Remarquons par ailleurs que George W. Bush s’attache dans une partie conséquente de son discours à distinguer clairement les extrémistes et les adeptes de la religion musulmane : il relie par exemple l’idéologie terroriste aux autres idéologies meurtrières du XXe siècle telles que le fascisme, le nazisme et le totalitarisme. Voici même ce qu’il dit de l’islam : Ses enseignements sont bons et pacifiques, et ceux qui commettent le mal au nom d’Allah blasphèment le nom d’Allah. Les terroristes sont des traîtres à leur propre foi, essayant en fait de prendre en otage l’islam lui-même. L’ennemi de l’Amérique n’est pas nos nombreux amis musulmans ; ce n’est pas nos nombreux amis arabes. Notre ennemi est un réseau de terroristes radicaux.

 

La cause des attentats terroristes : leur haine de la liberté 

Les deux chefs d’Etat livrent chacun une analyse des causes des attentats dans leurs discours respectifs.

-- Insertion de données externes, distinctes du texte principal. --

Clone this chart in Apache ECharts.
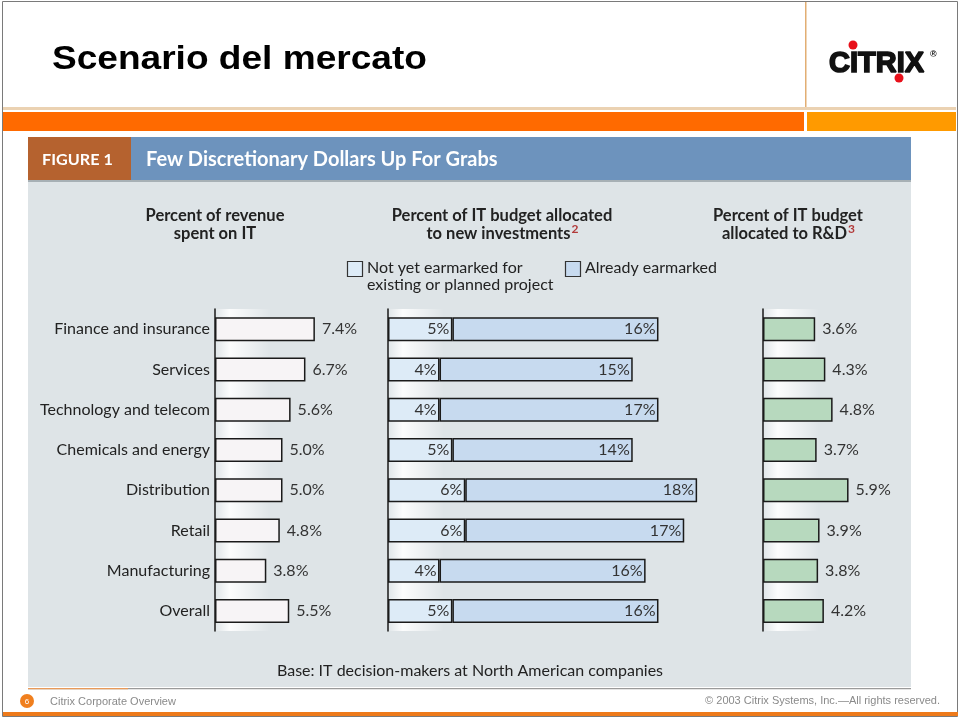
<!DOCTYPE html>
<html>
<head>
<meta charset="utf-8">
<script src="https://cdn.jsdelivr.net/npm/echarts@6/dist/echarts.min.js"></script>
<style>
html,body{margin:0;padding:0;background:#fff;}
#chart{width:960px;height:721px;}
</style>
</head>
<body>
<div id="chart"></div>
<script>
const categories = ['Finance and insurance','Services','Technology and telecom','Chemicals and energy','Distribution','Retail','Manufacturing','Overall'];
const revenueSpentOnIT = [7.4, 6.7, 5.6, 5.0, 5.0, 4.8, 3.8, 5.5];
const notYetEarmarked = [5, 4, 4, 5, 6, 6, 4, 5];
const alreadyEarmarked = [16, 15, 17, 14, 18, 17, 16, 16];
const budgetToRD = [3.6, 4.3, 4.8, 3.7, 5.9, 3.9, 3.8, 4.2];

const FONT = 'Lato, "Open Sans", sans-serif';
const ARIAL = '"Liberation Sans", Arial, sans-serif';
const mctx = document.createElement('canvas').getContext('2d');
function tw(t, f){ mctx.font = f; return mctx.measureText(t).width; }

function txt(x, y, text, opts){
  opts = opts || {};
  const size = opts.size || 16, weight = opts.weight || 'normal', fam = opts.family || FONT;
  const align = opts.align || 'left', va = opts.va || 'middle';
  const st = {
    text:text, fill: opts.color || '#222',
    fontSize:size, fontWeight:weight, fontFamily:fam,
    align:align, textAlign:align, verticalAlign:va, textVerticalAlign:va
  };
  if (opts.stroke){ st.stroke = opts.stroke; st.lineWidth = opts.lineWidth || 1; }
  return {
    type:'text', x:x, y:y, z: opts.z || 5, scaleX: opts.scaleX || 1, originX: 0, originY: 0,
    style:st
  };
}
function rect(x, y, w, h, fill, extra){
  return Object.assign({type:'rect', z:-10, shape:{x:x,y:y,width:w,height:h}, style:{fill:fill}}, extra||{});
}

const graphics = [];
// slide frame and header stripes
graphics.push({type:'rect', z:-20, shape:{x:2.5,y:1.5,width:955,height:715}, style:{fill:'#fff', stroke:'#7a7a7a', lineWidth:1}});
graphics.push(rect(805, 2, 1.5, 106, '#E2AE73'));
graphics.push(rect(3, 107, 953, 3, '#EBD2B2'));
graphics.push(rect(3, 112, 801, 19, '#FF6A00'));
graphics.push(rect(807, 112, 149, 19, '#FF9A00'));
graphics.push(rect(3, 712, 955, 4, '#EE7A1A'));

// slide title
graphics.push(txt(52, 60, 'Scenario del mercato', {size:34, weight:'bold', family:ARIAL, color:'#000', scaleX:1.09}));
// Citrix logo
graphics.push(txt(829, 64, 'CITRIX', {size:29, weight:'bold', family:ARIAL, color:'#111', stroke:'#111', lineWidth:1.6, scaleX:1.0}));
graphics.push({type:'circle', z:6, shape:{cx:853, cy:45, r:4.5}, style:{fill:'#E8101A'}});
graphics.push({type:'circle', z:6, shape:{cx:899, cy:78, r:4.5}, style:{fill:'#E8101A'}});
graphics.push(txt(930, 55, '®', {size:9, weight:'bold', family:ARIAL, color:'#111'}));

// figure panel
graphics.push(rect(28, 137, 883, 550, '#DEE4E7'));
graphics.push(rect(28, 137, 103, 43, '#B5622F'));
graphics.push(rect(131, 137, 780, 43, '#6D93BD'));
graphics.push(rect(28, 180, 883, 2, '#A7B0B5'));
graphics.push(txt(42, 160, 'FIGURE 1', {size:15, weight:'bold', color:'#fff', scaleX:1.08}));
graphics.push(txt(146, 160, 'Few Discretionary Dollars Up For Grabs', {size:20, weight:'bold', color:'#fff'}));

// glows next to axes
[215, 388, 763].forEach(function(ax){
  graphics.push({type:'rect', z:-9, shape:{x:ax+1, y:309, width:55, height:322},
    style:{fill:new echarts.graphic.LinearGradient(0,0,1,0,[
      {offset:0, color:'rgba(255,255,255,0.1)'},
      {offset:0.25, color:'rgba(255,255,255,0.9)'},
      {offset:1, color:'rgba(255,255,255,0)'}])}});
});

// column headers
const HS = 16.5;
const HB = 'bold ' + HS + 'px ' + FONT;
function header(cx, l1, l2, sup){
  graphics.push(txt(cx, 216, l1, {size:HS, weight:'bold', align:'center'}));
  if (!sup){ graphics.push(txt(cx, 234, l2, {size:HS, weight:'bold', align:'center'})); return; }
  const w = tw(l2, HB) + tw(sup, 'bold 12px ' + FONT);
  const x0 = cx - w/2;
  graphics.push(txt(x0, 234, l2, {size:HS, weight:'bold'}));
  graphics.push(txt(x0 + tw(l2, HB) + 1, 229, sup, {size:12, weight:'bold', color:'#B23A3A'}));
}
header(215, 'Percent of revenue', 'spent on IT');
header(502, 'Percent of IT budget allocated', 'to new investments', '2');
header(788, 'Percent of IT budget', 'allocated to R&D', '3');

// legend
graphics.push({type:'rect', z:5, shape:{x:347.5, y:261.5, width:15, height:15}, style:{fill:'#DDEBF7', stroke:'#333', lineWidth:1.2}});
graphics.push(txt(367, 268, 'Not yet earmarked for', {size:16}));
graphics.push(txt(367, 285, 'existing or planned project', {size:16}));
graphics.push({type:'rect', z:5, shape:{x:565.5, y:261.5, width:15, height:15}, style:{fill:'#C7DAEF', stroke:'#333', lineWidth:1.2}});
graphics.push(txt(585, 268, 'Already earmarked', {size:16}));

// base note
graphics.push(txt(470, 671, 'Base: IT decision-makers at North American companies', {size:16, align:'center'}));

// footer
graphics.push(rect(28, 688, 883, 1.2, '#9A9A9A', {z:1}));
graphics.push(rect(28, 688, 100, 1.2, '#E89A5A', {z:2}));
graphics.push({type:'circle', z:5, shape:{cx:27, cy:701, r:7}, style:{fill:'#F07F1E'}});
graphics.push(txt(27, 701.5, '6', {size:8, align:'center', color:'#fff', family:ARIAL}));
graphics.push(txt(50, 702, 'Citrix Corporate Overview', {size:11, color:'#8a8a8a', family:ARIAL}));
graphics.push(txt(940, 701, '© 2003 Citrix Systems, Inc.—All rights reserved.', {size:11, align:'right', color:'#8a8a8a', family:ARIAL}));

const GT = 309, GH = 322;
const yAxisBase = {
  type:'category', data:categories, inverse:true,
  axisLine:{show:true, lineStyle:{color:'#1a1a1a', width:1.5}},
  axisTick:{show:false}, splitLine:{show:false}
};
const border = {borderColor:'#1a1a1a', borderWidth:1.5};
const lbl = {color:'#333', fontSize:16, fontFamily:FONT};

const option = {
  animation:false,
  graphic:{elements:graphics},
  grid:[
    {left:215, top:GT, width:135, height:GH},
    {left:388, top:GT, width:322, height:GH},
    {left:763, top:GT, width:116, height:GH}
  ],
  xAxis:[
    {gridIndex:0, type:'value', min:0, max:10, show:false},
    {gridIndex:1, type:'value', min:0, max:25, show:false},
    {gridIndex:2, type:'value', min:0, max:8, show:false}
  ],
  yAxis:[
    Object.assign({gridIndex:0, axisLabel:{show:true, color:'#222', fontSize:16, fontFamily:FONT, margin:5}}, yAxisBase),
    Object.assign({gridIndex:1, axisLabel:{show:false}}, yAxisBase),
    Object.assign({gridIndex:2, axisLabel:{show:false}}, yAxisBase)
  ],
  series:[
    {name:'Percent of revenue spent on IT', type:'bar', xAxisIndex:0, yAxisIndex:0, data:revenueSpentOnIT, barWidth:24,
     itemStyle:Object.assign({color:'#F7F4F6'}, border),
     label:Object.assign({show:true, position:'right', distance:7, formatter:function(p){return p.value.toFixed(1)+'%';}}, lbl)},
    {name:'Not yet earmarked', type:'bar', stack:'inv', xAxisIndex:1, yAxisIndex:1, data:notYetEarmarked, barWidth:24,
     itemStyle:Object.assign({color:'#DDEBF7'}, border),
     label:Object.assign({show:true, position:'insideRight', distance:3, formatter:'{c}%'}, lbl)},
    {name:'Already earmarked', type:'bar', stack:'inv', xAxisIndex:1, yAxisIndex:1, data:alreadyEarmarked, barWidth:24,
     itemStyle:Object.assign({color:'#C7DAEF'}, border),
     label:Object.assign({show:true, position:'insideRight', distance:3, formatter:'{c}%'}, lbl)},
    {name:'Percent of IT budget allocated to R&D', type:'bar', xAxisIndex:2, yAxisIndex:2, data:budgetToRD, barWidth:24,
     itemStyle:Object.assign({color:'#B7D9BE'}, border),
     label:Object.assign({show:true, position:'right', distance:7, formatter:function(p){return p.value.toFixed(1)+'%';}}, lbl)}
  ]
};
const chart = echarts.init(document.getElementById('chart'), null, {renderer:'canvas'});
chart.setOption(option);
</script>
</body>
</html>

Selon eux, les attaques sont dues exclusivement à la haine des terroristes pour la liberté dont jouissent respectivement les Etats-Unis et la France.

En effet, la toute première considération de Bush sur les attentats du 11-Septembre est la suivante : nos compatriotes, notre mode de vie, notre liberté même ont été attaqués. Il développera cette thématique de la liberté dans son discours ultérieur, désignant les terroristes précisément comme des ennemis de la liberté. Selon lui, les terroristes détestent les Américains pour cela même : Ils haïssent ce qu’ils voient ici dans cette chambre – un gouvernement élu démocratiquement. Leurs dirigeants se désignent eux-mêmes. Ils haïssent nos libertés – notre liberté de religion, notre liberté d’expression, notre liberté de voter et de s’assembler et d’être en désaccord les uns avec les autres. Il n’hésite pas à le proclamer d’office : Nous sommes la balise la plus brillante pour la liberté et l’opportunité dans le monde. Et personne n’empêchera cette lumière de briller.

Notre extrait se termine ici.